Paul headed home, and back to Iowa on the GI bill.  There he met Miriam Schapiro, who was about to enter graduate school.  Mimi (to her friends) became a teaching assistant to Maurice Lasansky, an Argentine print maker, who was the most inspiring member of the art faculty.  Paul majored in printmaking to work with Lasansky and to be near Mimi. Paul married Miriam Schapiro in 1946.

They graduated in 1950 and Paul got a teaching job at the University of Missouri. After the first year they went back to New York for the summer.  They both worked in Hayter’s Studio 17 on 8th Street in the village.  They met Joan Mitchell, Mike Goldberg, Larry Rivers and other artists of their generation and decided to live in the city after the next school year in Missouri.   When they returned to the city they entered the New York art world, meeting artist friends at the Cedar Bar and “The Club”.

The 50’s and early 60’s were a great time to be in New York.  Paul was active in “The Club” and showed in the annuals at the Stable Gallery.  During the summer of 1955, He and Miriam shared Leo and Ileana Castelli’s house in East Hampton.  Paul helped Leo plan his gallery, and when it opened in 1957, he was one of the first artists to exhibit there.

In the early 60’s Paul left Leo’s gallery and had two shows at the Cordier & Eckstrom Gallery.  In addition to selling his work, Paul had a series of part-time teaching jobs at the New School, Cooper Union, The Parsons School of Design and Cornell’s New York City Program. 

In 1967, Paul was offered the chair of a new art department at the University of California at San Diego.  After two years at UCSD, he became the founding dean of the School of Art at the California Institute of the Arts.  Cal Arts quickly became one of the best art schools in the country.

Paul and Miriam returned to the New York Art world in 1975.  Paul became the chair of the Division of the Arts of Fordham University at Lincoln Center.
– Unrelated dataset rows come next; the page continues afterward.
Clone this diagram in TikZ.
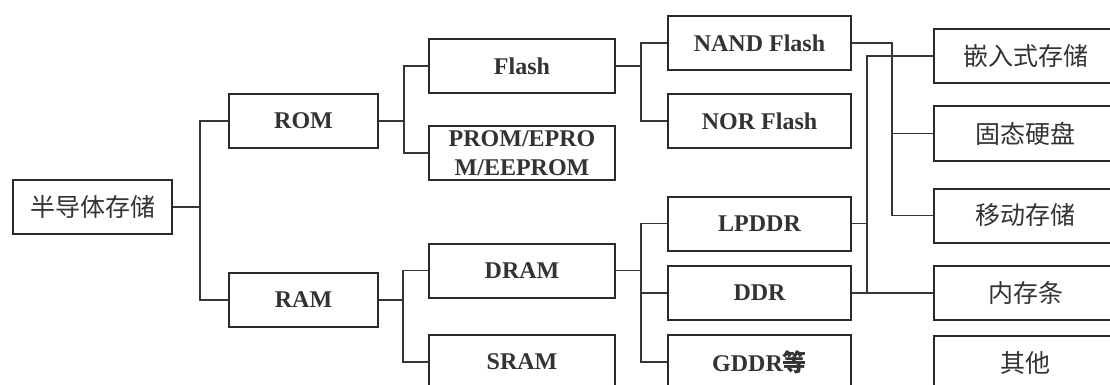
\documentclass[tikz,border=0pt]{standalone}
\usepackage{fontspec}
\setmainfont{Liberation Serif}
\newfontfamily\cjk{Noto Sans CJK SC}
\usetikzlibrary{positioning}
\definecolor{boxline}{HTML}{262B30}
\definecolor{linkline}{HTML}{353535}
\definecolor{boxtext}{HTML}{333333}

\begin{document}
\begin{tikzpicture}[x=1pt,y=-1pt,node distance=22pt,semithick]
  \tikzstyle{box}=[rectangle,draw=boxline,line width=2pt,text=boxtext,
    minimum height=54pt,inner sep=0pt,align=center,
    font=\bfseries\fontsize{24}{29}\selectfont]
  \tikzstyle{cn}=[font=\cjk\fontsize{25}{29}\selectfont]
  \tikzstyle{link}=[draw=linkline,line width=1.6pt]
  \useasboundingbox (0,0) rectangle (1110,385);

  \node[box,cn,minimum width=159pt] (root) at (92.5,207) {半导体存储};
  \node[box,minimum width=149pt] (rom) at (303.5,121) {ROM};
  \node[box,minimum width=149pt] (ram) at (303.5,300) {RAM};
  \node[box,minimum width=186pt] (flash) at (522,66) {Flash};
  \node[box,minimum width=186pt] (prom) at (522,153) {PROM/EPRO\\M/EEPROM};
  \node[box,minimum width=186pt] (dram) at (522,270.5) {DRAM};
  \node[box,minimum width=186pt] (sram) at (522,362) {SRAM};
  \node[box,minimum width=183pt] (nand) at (759.5,43) {NAND Flash};
  \node[box,minimum width=183pt] (nor) [below=of nand] {NOR Flash};
  \node[box,minimum width=183pt] (lpddr) at (759.5,223.5) {LPDDR};
  \node[box,minimum width=183pt] (ddr) at (759.5,293) {DDR};
  \node[box,minimum width=183pt] (gddr) at (759.5,362) {GDDR{\cjk 等}};
  \node[box,cn,minimum width=183pt] (embed) at (1025.5,56) {嵌入式存储};
  \node[box,cn,minimum width=183pt] (ssd) at (1025.5,133.5) {固态硬盘};
  \node[box,cn,minimum width=183pt] (mobile) at (1025.5,215.5) {移动存储};
  \node[box,cn,minimum width=183pt] (dimm) at (1025.5,293) {内存条};
  \node[box,cn,minimum width=183pt] (other) at (1025.5,362.5) {其他};

  \draw[link]
    (root.east) -- ++(27,0) |- (rom.west)
    (root.east) -- ++(27,0) |- (ram.west)
    (rom.east) -- ++(25,0) |- (flash.west)
    (rom.east) -- ++(25,0) |- (prom.west)
    (ram.east) -- ++(24,0) |- (dram.west)
    (ram.east) -- ++(24,0) |- (sram.west)
    (flash.east) -- ++(25,0) |- (nand.west)
    (flash.east) -- ++(25,0) |- (nor.west)
    (dram.east) -- ++(25,0) |- (lpddr.west)
    (dram.east) -- ++(25,0) |- (ddr.west)
    (dram.east) -- ++(25,0) |- (gddr.west)
    (nand.east) -- ++(40,0) |- (ssd.west)
    (nand.east) -- ++(40,0) |- (mobile.west)
    (lpddr.east) -- ++(15,0) |- (embed.west)
    (ddr.east) -- ++(15,0) |- (embed.west)
    (ddr.east) -- (dimm.west);
\end{tikzpicture}
\end{document}
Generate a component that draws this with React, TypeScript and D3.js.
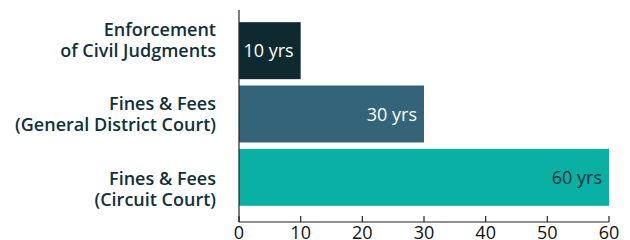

After three years he gave up teaching and administration and devoted himself to his painting, occasionally writing reviews for Art in America magazine.  He showed first at the Lerner Heller Gallery and then at Bernice Steinbaum’s Gallery, only leaving her when she moved to Miami in 1998.

In 1998, Paul and Miriam moved permanently to their house in East Hampton.  Although Paul was without a dealer until 2005, he was working well in his East Hampton studio.  Elly and Len Flomenhaft, knew and loved Paul’s work.  He had his first show with the Flomenhaft Gallery in 2005.